Not on display
- Artist
- Norman Adams 1927–2005
- Medium
- Oil paint on canvas
- Dimensions
- Support: 1270 × 1270 mm
- Collection
- Tate
- Acquisition
- Presented by the Trustees of the Chantrey Bequest 1969
- Reference
- T01127
Catalogue entry
Norman Adams b. 1927
T01127 RAINBOW PAINTING (1) 1966
Inscribed on reverse ‘(1) FIRST RAINBOW PAINTING (EASTER SERIES) 1966 N.A.’
Canvas, 50×50 (127×127).
Chantrey Purchase from the artist 1969.
Exh: Royal Academy, 1969 (1112).
Repr: Royal Academy Illustrated, 1969, p. 1.
Three other ‘Rainbow’ paintings were exhibited at the Royal Academy in the same year (Nos. 1129, 1140 and 1141).
The artist wrote (27 January 1970): 'There are many more than the four Rainbow paintings. It is difficult to say how many there will be in the end as I am still painting them. There must be by now about 15. It can hardly be considered, in the strictest sense, a series. It is a very open ended situation and the recent ones have more to do with a particular place and I call them “the sound of Scarp”, though in most cases a rainbow features dominantly. The (Easter series) part of the original title was because those particular paintings were begun at Easter and were inspired by the season, which always resurrects, usually dominant.
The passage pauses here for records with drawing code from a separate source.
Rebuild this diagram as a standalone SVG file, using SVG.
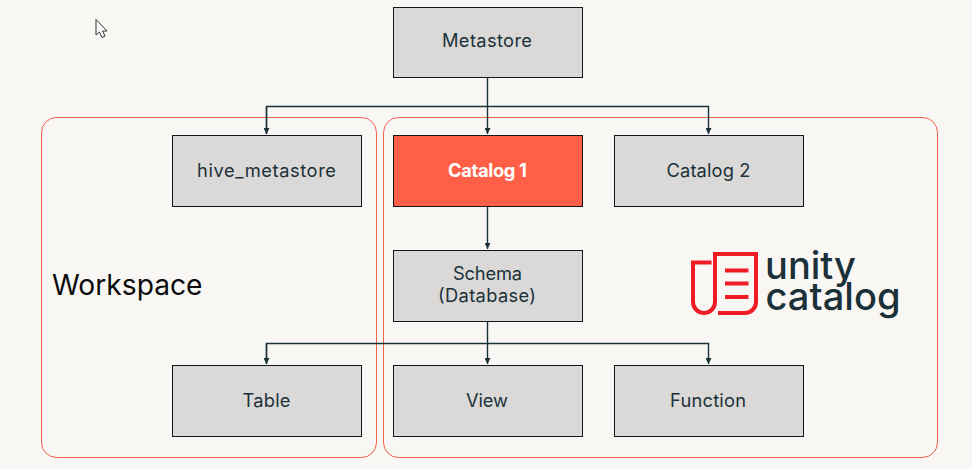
<svg xmlns="http://www.w3.org/2000/svg" width="972" height="469" viewBox="0 0 972 469">
<style>
text{font-family:"Inter","Liberation Sans",sans-serif}
.box{fill:#dad9d7;stroke:#11171c;stroke-width:1}
.lbl{font-size:18.300px;fill:#1b3139;text-anchor:middle}
.region{fill:none;stroke:#f0614a;stroke-width:1}
.conn{fill:none;stroke:#1b3139;stroke-width:1.4}
.logo{fill:none;stroke:#ee1c25;stroke-width:4}
.lt{font-size:38px;font-weight:500;fill:#1b3139}
</style>
<defs><marker id="arr" markerUnits="userSpaceOnUse" markerWidth="7" markerHeight="6" refX="6" refY="3" orient="auto"><path d="M0 0L6 3L0 6Z" fill="#1b3139"/></marker></defs>
<rect width="972" height="469" fill="#f9f7f4"/>
<g id="cursor"><path d="M96 19.500V35L99.500 32L102 37.500L105 36L102.500 31H107Z" fill="#fff" stroke="#333" stroke-width="1"/></g>
<g id="workspace-region"><rect class="region" x="41.500" y="117.500" width="335" height="340" rx="15"/><text x="52" y="295" font-size="28.200" fill="#0b0b0b">Workspace</text></g>
<g id="unity-region"><rect class="region" x="383.500" y="117.500" width="554" height="340" rx="15"/></g>
<g id="connectors">
<path class="conn" d="M487.500 78V134" marker-end="url(#arr)"/>
<path class="conn" d="M266.500 134V106.500H708.500V134" marker-end="url(#arr)"/>
<path class="conn" d="M266.500 106.500V134" marker-end="url(#arr)"/>
<path class="conn" d="M487.500 207V249" marker-end="url(#arr)"/>
<path class="conn" d="M487.500 322V364" marker-end="url(#arr)"/>
<path class="conn" d="M266.500 364V343.500H708.500V364" marker-end="url(#arr)"/>
<path class="conn" d="M266.500 343.500V364" marker-end="url(#arr)"/>
</g>
<g id="metastore"><rect class="box" x="393.500" y="7.500" width="189" height="70"/><text class="lbl" x="487" y="47" textLength="90">Metastore</text></g>
<g id="hive-metastore"><rect class="box" x="172.500" y="135.500" width="189" height="71"/><text class="lbl" x="266.500" y="177" textLength="139">hive_metastore</text></g>
<g id="catalog-1"><rect class="box" x="393.500" y="135.500" width="189" height="71" style="fill:#ff5f46"/><text class="lbl" x="487.500" y="177" textLength="79" style="fill:#fff;font-weight:700">Catalog 1</text></g>
<g id="catalog-2"><rect class="box" x="614.500" y="135.500" width="189" height="71"/><text class="lbl" x="708.500" y="177" textLength="84">Catalog 2</text></g>
<g id="schema"><rect class="box" x="393.500" y="250.500" width="189" height="71"/><text class="lbl" x="487.500" y="280" textLength="69">Schema</text><text class="lbl" x="487" y="302" textLength="98">(Database)</text></g>
<g id="table"><rect class="box" x="172.500" y="365.500" width="189" height="71"/><text class="lbl" x="266.500" y="407" textLength="48">Table</text></g>
<g id="view"><rect class="box" x="393.500" y="365.500" width="189" height="71"/><text class="lbl" x="487" y="407" textLength="42">View</text></g>
<g id="function"><rect class="box" x="614.500" y="365.500" width="189" height="71"/><text class="lbl" x="708" y="407" textLength="76">Function</text></g>
<g id="unity-catalog-logo">
<path class="logo" d="M711.500 262.500H693V302A11 11 0 0 0 715 302V254H756V302A11 11 0 0 1 745 313H718"/>
<path class="logo" d="M725 270.500H748.500M725 283.500H748.500M725 297H748.500"/>
<text class="lt" x="765" y="278.500" textLength="91" lengthAdjust="spacingAndGlyphs">unity</text>
<text class="lt" x="765.500" y="310" textLength="135" lengthAdjust="spacingAndGlyphs">catalog</text>
</g>
</svg>
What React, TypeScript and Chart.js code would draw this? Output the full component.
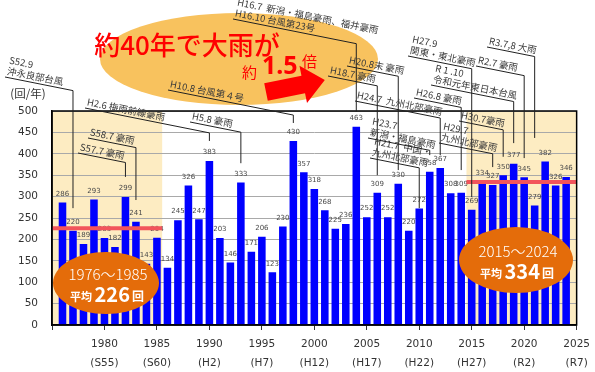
import React, { useEffect, useRef } from 'react';
import { Chart, registerables } from 'chart.js';

Chart.register(...registerables);

// ---- data ----
const years = [
  1976, 1977, 1978, 1979, 1980, 1981, 1982, 1983, 1984, 1985,
  1986, 1987, 1988, 1989, 1990, 1991, 1992, 1993, 1994, 1995,
  1996, 1997, 1998, 1999, 2000, 2001, 2002, 2003, 2004, 2005,
  2006, 2007, 2008, 2009, 2010, 2011, 2012, 2013, 2014, 2015,
  2016, 2017, 2018, 2019, 2020, 2021, 2022, 2023, 2024,
];
const counts = [
  286, 220, 189, 293, 203, 182, 299, 241, 143, 204,
  134, 245, 326, 247, 383, 203, 146, 333, 171, 206,
  123, 230, 430, 357, 318, 268, 225, 236, 463, 252,
  309, 252, 330, 220, 272, 358, 367, 308, 309, 269,
  334, 327, 350, 377, 345, 279, 382, 326, 346,
];
const tickYears = [1975, 1980, 1985, 1990, 1995, 2000, 2005, 2010, 2015, 2020, 2025];
const eraLabels = ['', '(S55)', '(S60)', '(H2)', '(H7)', '(H12)', '(H17)', '(H22)', '(H27)', '(R2)', '(R7)'];
const periodStart = [1976, 2015];
const periodEnd = [1985, 2024];
const periodLabels = ['1976～1985', '2015～2024'];
const periodAverages = [226, 334];
const yUnit = '(回/年)';
const headline = '約40年で大雨が';
const headlineRatio = '1.5';

// events: text lines, target year, end of leader (value units); layout offsets separate
const eventLines: string[][] = [
  ['S52.9', '沖永良部台風'],
  ['S57.7 豪雨'],
  ['S58.7 豪雨'],
  ['H2.6 梅雨前線豪雨'],
  ['H5.8 豪雨'],
  ['H10.8 台風第４号'],
  ['H16.7  新潟・福島豪雨、福井豪雨', 'H16.10 台風第23号'],
  ['H18.7 豪雨'],
  ['H20.8末 豪雨'],
  ['H21.7  中国・', '九州北部豪雨'],
  ['H23.7', '新潟・福島豪雨'],
  ['H24.7  九州北部豪雨'],
  ['H26.8 豪雨'],
  ['H27.9', '関東・東北豪雨'],
  ['R 1 .10', '令和元年東日本台風'],
  ['R2.7 豪雨'],
  ['R3.7,8 大雨'],
  ['H29.7', '九州北部豪雨'],
  ['H30.7豪雨'],
];
const eventYears = [1977, 1982, 1983, 1990, 1993, 1998, 2004, 2006, 2008, 2010, 2011, 2012, 2014, 2015, 2019, 2020, 2021, 2017, 2018];
const eventLeaderEnd = [273, 346, 292, 430, 378, 472, 498, 350, 362, 273, 397, 397, 362, 299, 425, 390, 437, 369, 393];

// layout (pixel) start points of each event underline
const eventTextPos: [number, number][] = [
  [5, 77], [78, 153], [88, 138], [85, 108], [190, 122], [168, 90], [233, 19],
  [328, 76], [347, 66], [370, 158], [368, 138], [355, 101], [414, 98], [408, 56],
  [431, 85], [476, 66], [487, 47], [439, 143], [459, 121],
];

const JP = "'Noto Sans CJK JP', 'Noto Sans', sans-serif";
const NUM = "'DejaVu Sans', sans-serif";

const overlayPlugin = {
  id: 'overlay',
  beforeDraw(chart: any) {
    const { ctx, chartArea, scales } = chart;
    const x = scales.x;
    ctx.save();
    ctx.fillStyle = '#ffffff';
    ctx.fillRect(0, 0, chart.width, chart.height);
    ctx.fillStyle = '#fdecc2';
    periodStart.forEach((s, i) => {
      const a = i === 0 ? x.min : s - 0.5;
      const b = i === periodStart.length - 1 ? x.max : periodEnd[i] + 0.5;
      const pa = x.getPixelForValue(a);
      const pb = x.getPixelForValue(b);
      ctx.fillRect(pa, chartArea.top, pb - pa, chartArea.bottom - chartArea.top);
    });
    ctx.restore();
  },
  afterDatasetsDraw(chart: any) {
    const { ctx, chartArea, scales } = chart;
    const x = scales.x;
    const y = scales.y;
    ctx.save();

    // value labels
    ctx.fillStyle = '#4a4a4a';
    ctx.font = `7px ${NUM}`;
    ctx.textAlign = 'center';
    ctx.textBaseline = 'bottom';
    years.forEach((yr, i) => {
      ctx.fillText(String(counts[i]), x.getPixelForValue(yr), y.getPixelForValue(counts[i]) - 5);
    });

    // average lines
    ctx.strokeStyle = '#f2545b';
    ctx.lineWidth = 4;
    periodStart.forEach((s, i) => {
      const a = i === 0 ? x.min : s - 0.5;
      const b = i === periodStart.length - 1 ? x.max : periodEnd[i] + 0.5;
      const py = y.getPixelForValue(periodAverages[i]);
      ctx.beginPath();
      ctx.moveTo(x.getPixelForValue(a), py);
      ctx.lineTo(x.getPixelForValue(b), py);
      ctx.stroke();
    });

    // frame
    ctx.strokeStyle = '#000';
    ctx.lineWidth = 1.5;
    ctx.strokeRect(chartArea.left, chartArea.top, chartArea.right - chartArea.left, chartArea.bottom - chartArea.top);

    // period ellipses
    const ell = [
      { cx: 106, cy: 283, rx: 53, ry: 31 },
      { cx: 516, cy: 260, rx: 57, ry: 33 },
    ];
    ell.forEach((e, i) => {
      ctx.fillStyle = '#e46c0a';
      ctx.beginPath();
      ctx.ellipse(e.cx, e.cy, e.rx, e.ry, 0, 0, Math.PI * 2);
      ctx.fill();
      ctx.fillStyle = '#ffffff';
      ctx.textAlign = 'center';
      ctx.textBaseline = 'alphabetic';
      ctx.font = `300 15px ${JP}`;
      ctx.fillText(periodLabels[i], e.cx + 2, e.cy - 3);
      const p1 = '平均 ';
      const p2 = String(periodAverages[i]);
      const p3 = '回';
      const f1 = `bold 11px ${JP}`;
      const f2 = `bold 20px ${JP}`;
      const f3 = `bold 12px ${JP}`;
      ctx.font = f1; const w1 = ctx.measureText(p1).width;
      ctx.font = f2; const w2 = ctx.measureText(p2).width;
      ctx.font = f3; const w3 = ctx.measureText(p3).width;
      let sx = e.cx + 1 - (w1 + w2 + w3 + 2) / 2;
      const by = e.cy + 19;
      ctx.textAlign = 'left';
      ctx.font = f1; ctx.fillText(p1, sx, by - 1); sx += w1;
      ctx.font = f2; ctx.fillText(p2, sx, by); sx += w2 + 2;
      ctx.font = f3; ctx.fillText(p3, sx, by - 1);
    });

    // headline ellipse
    ctx.fillStyle = '#f8c25e';
    ctx.beginPath();
    ctx.ellipse(239, 59, 139, 46, 0, 0, Math.PI * 2);
    ctx.fill();

    ctx.fillStyle = '#ff0000';
    ctx.textAlign = 'center';
    ctx.textBaseline = 'middle';
    ctx.font = `500 26px ${JP}`;
    ctx.fillText(headline, 187, 45);
    ctx.textBaseline = 'alphabetic';
    ctx.textAlign = 'left';
    ctx.font = `15px ${JP}`;
    ctx.fillText('約', 242, 78);
    ctx.font = `bold 25px 'Noto Sans', sans-serif`;
    ctx.fillText(headlineRatio, 262, 74);
    ctx.font = `15px ${JP}`;
    ctx.fillText('倍', 302, 67);

    // arrow
    ctx.save();
    ctx.translate(266, 92);
    ctx.rotate(-0.2);
    ctx.fillStyle = '#ff0000';
    ctx.beginPath();
    ctx.moveTo(0, -9);
    ctx.lineTo(38, -9);
    ctx.lineTo(38, -19);
    ctx.lineTo(60, 0);
    ctx.lineTo(38, 19);
    ctx.lineTo(38, 9);
    ctx.lineTo(0, 9);
    ctx.closePath();
    ctx.fill();
    ctx.restore();

    // unit label
    ctx.fillStyle = '#333';
    ctx.font = `11.5px ${JP}`;
    ctx.textAlign = 'center';
    ctx.textBaseline = 'middle';
    ctx.fillText(yUnit, 28, 94);

    // event annotations
    const slope = 0.2;
    const ang = Math.atan(slope);
    eventLines.forEach((lines, i) => {
      const [sx, sy] = eventTextPos[i];
      const tx = x.getPixelForValue(eventYears[i]);
      const ty = sy + slope * (tx - sx);
      const ey = y.getPixelForValue(eventLeaderEnd[i]);
      ctx.strokeStyle = '#222';
      ctx.lineWidth = 1;
      ctx.beginPath();
      ctx.moveTo(sx, sy);
      ctx.lineTo(tx, ty);
      ctx.lineTo(tx, ey);
      ctx.stroke();
      ctx.save();
      ctx.translate(sx, sy);
      ctx.rotate(ang);
      ctx.fillStyle = '#3a3a3a';
      ctx.font = `9.5px ${JP}`;
      ctx.textAlign = 'left';
      ctx.textBaseline = 'alphabetic';
      const n = lines.length;
      lines.forEach((t, j) => {
        ctx.fillText(t, 1, -3 - (n - 1 - j) * 11);
      });
      ctx.restore();
    });

    ctx.restore();
  },
};

export default function App() {
  const ref = useRef<HTMLCanvasElement | null>(null);
  useEffect(() => {
    if (!ref.current) return;
    const chart = new Chart(ref.current, {
      type: 'bar',
      data: {
        datasets: [
          {
            label: '回数',
            data: years.map((yr, i) => ({ x: yr, y: counts[i] })),
            backgroundColor: '#0000ff',
            barPercentage: 0.72,
            categoryPercentage: 1,
          },
        ],
      },
      options: {
        responsive: false,
        animation: false,
        layout: { padding: { left: 0, top: 111, right: 18, bottom: 0 } },
        plugins: { legend: { display: false }, tooltip: { enabled: false }, title: { display: false } },
        scales: {
          x: {
            type: 'linear',
            min: 1975,
            max: 2025,
            offset: false,
            ticks: {
              stepSize: 5,
              autoSkip: false,
              maxRotation: 0,
              minRotation: 0,
              padding: 5,
              color: '#333',
              font: { family: 'DejaVu Sans', size: 10.5, lineHeight: 1.8 },
              callback: (v: any) => {
                const idx = tickYears.indexOf(Number(v));
                if (idx <= 0) return '';
                return [String(v), eraLabels[idx]];
              },
            },
            grid: { drawOnChartArea: false, drawTicks: true, tickLength: 5, color: '#333', offset: false },
            border: { display: true, color: '#000', width: 1.5 },
            afterFit: (s: any) => { s.height = 47; },
          } as any,
          y: {
            min: 0,
            max: 500,
            ticks: {
              stepSize: 50,
              padding: 14,
              color: '#333',
              font: { family: 'DejaVu Sans', size: 10.5 },
            },
            grid: { color: '#a9a9a9', drawTicks: false, lineWidth: 1 },
            border: { display: true, color: '#000', width: 1.5 },
            afterFit: (s: any) => { s.width = 52; },
          } as any,
        },
      },
      plugins: [overlayPlugin],
    });
    return () => chart.destroy();
  }, []);
  return (
    <div style={{ position: 'fixed', left: 0, top: 0, width: 595, height: 372, background: '#fff' }}>
      <canvas ref={ref} width={595} height={372} style={{ display: 'block' }} />
    </div>
  );
}
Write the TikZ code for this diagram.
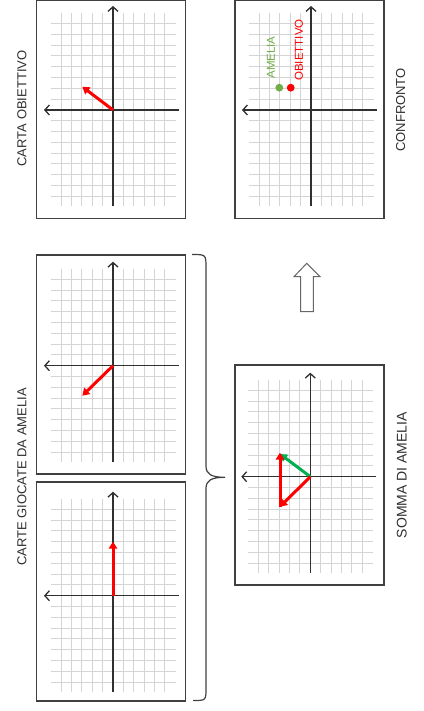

Christian feelings in me. I hesitate to call myself a Christian, though I am certainly nothing else, especially I am not either atheist or agnostic.
'The exact date of the picture is March–April, 1966.
'The symbolism is most difficult to explain, indeed I don't really think in terms of symbols at all. The idea began, as my ideas always do, as the result of a purely visual experience. The symbolic (if one must use the word, and I can think of no other) significance grew with working at it. As a romantic artist I suppose my concern is with the usual problems of life-death, body-soul, tangible-intangible, time-space etc. The translucent and ephemeral quality of the rainbow contrasts powerfully with the weight of the sea. Yet both rainbow and sea are complete entities—independent yet integrally related—like the body and the soul.
'In a sense, I suppose a work of art will mean as much as people will allow it (or are ready) for it to mean.
'I am deeply moved by nature, and all my work is the result of finding myself at one with nature at a particular time. My work is about light, space and probably most of all time. A particular place (situation) brings me vividly face to face with these elements and then I can only work.
'I spend a lot of my time by the sea these days. I have a small studio on Scarp (a very small island in the Outer-Hebrides). The time, and the drawings and water-colours that I make out there have the most significant influence on my paintings.
‘My favourite artist (indeed my favourite man) has always been William Blake, and he, of all people, has had most influence on me (except in his opinion of nature, and I don't believe him when he says “nature always dried up the imagination in him”. He was a very stubborn man and was occasionally guilty of allowing his theories to prevail over his feelings.) I have no theories, only prejudices.’